On J-torsionless modules
Dimpy Mala Dutta, A. M. Buhphang, M. B. Rege
TL;DR
The paper introduces the JReject of a class of modules and the related notion of J-torsionless modules, framing them as a generalization of the classical reject and connecting cogeneration by $R/J(R)$. It develops the foundational machinery via $JRej_M(\mathscr{U})$, relates it to $Rej_M(\mathscr{U})$, and examines its behavior under morphisms and direct sums, with $JRej_R(\mathscr{U})$ forming a two-sided ideal. J-torsionless modules are characterized equivalently as cogenerated by $R/J(R)$ and as submodules of products of $R/J(R)$, with broad closure properties and links to regular, W-regular, and fully idempotent notions.
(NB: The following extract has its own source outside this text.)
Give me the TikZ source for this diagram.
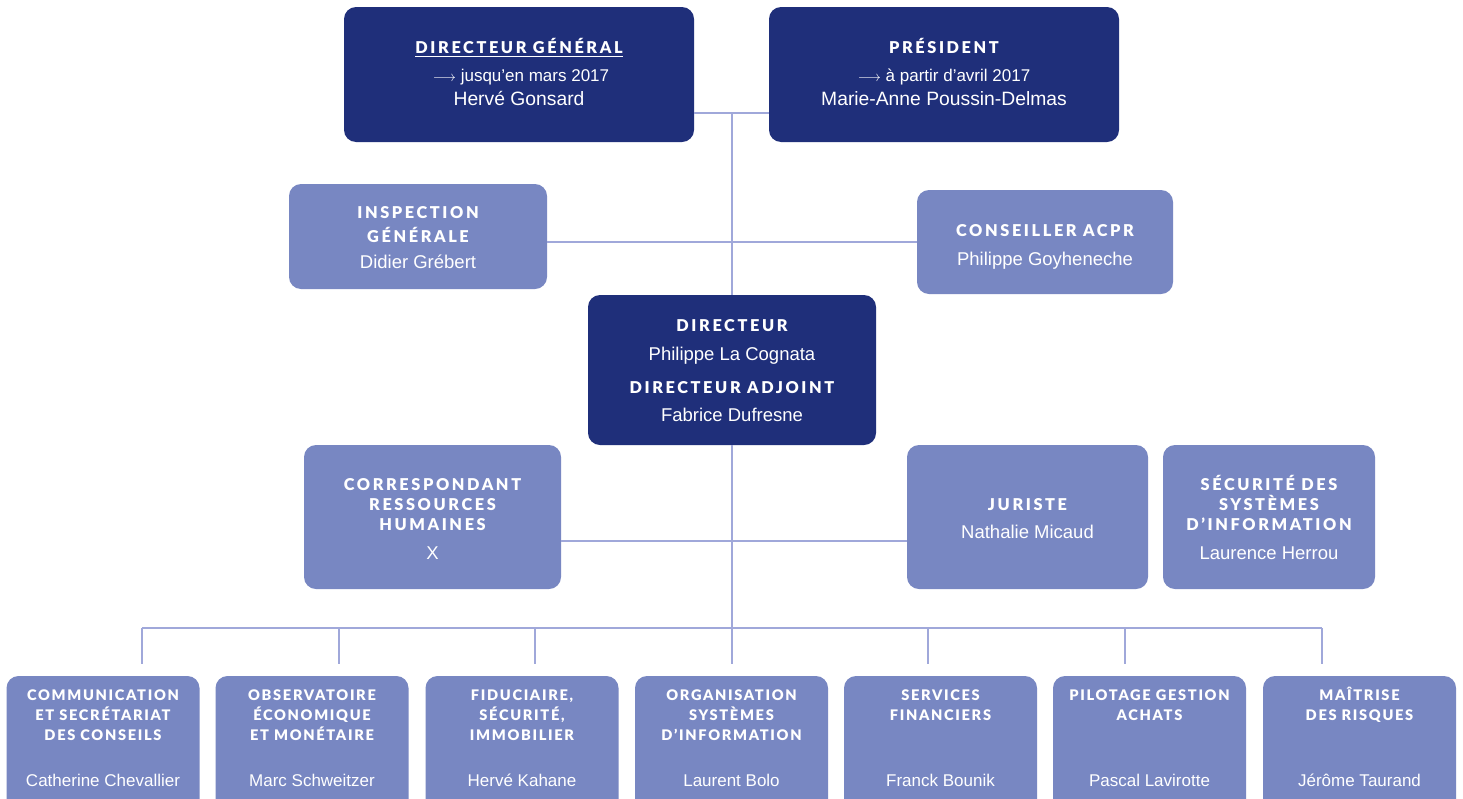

The results yield structural insights for rings, including conditions under which all simple modules are J-torsionless, and identify consequences for LA-rings, V-rings, and self-injective rings, supported by illustrative examples.
Abstract
In this paper, we introduce the concept of JReject of a class of modules as a generalization of the notion of reject of a class of modules. We also introduce the notion of J-torsionless modules and give a characterization of regularity on the basis of the J-torsionless condition. A necessary and sufficient condition on $R$ is also given for every cyclic module over $R$ to be J-torsionless. Finally, we give a description of self-injective rings over which every module is J-torsionless.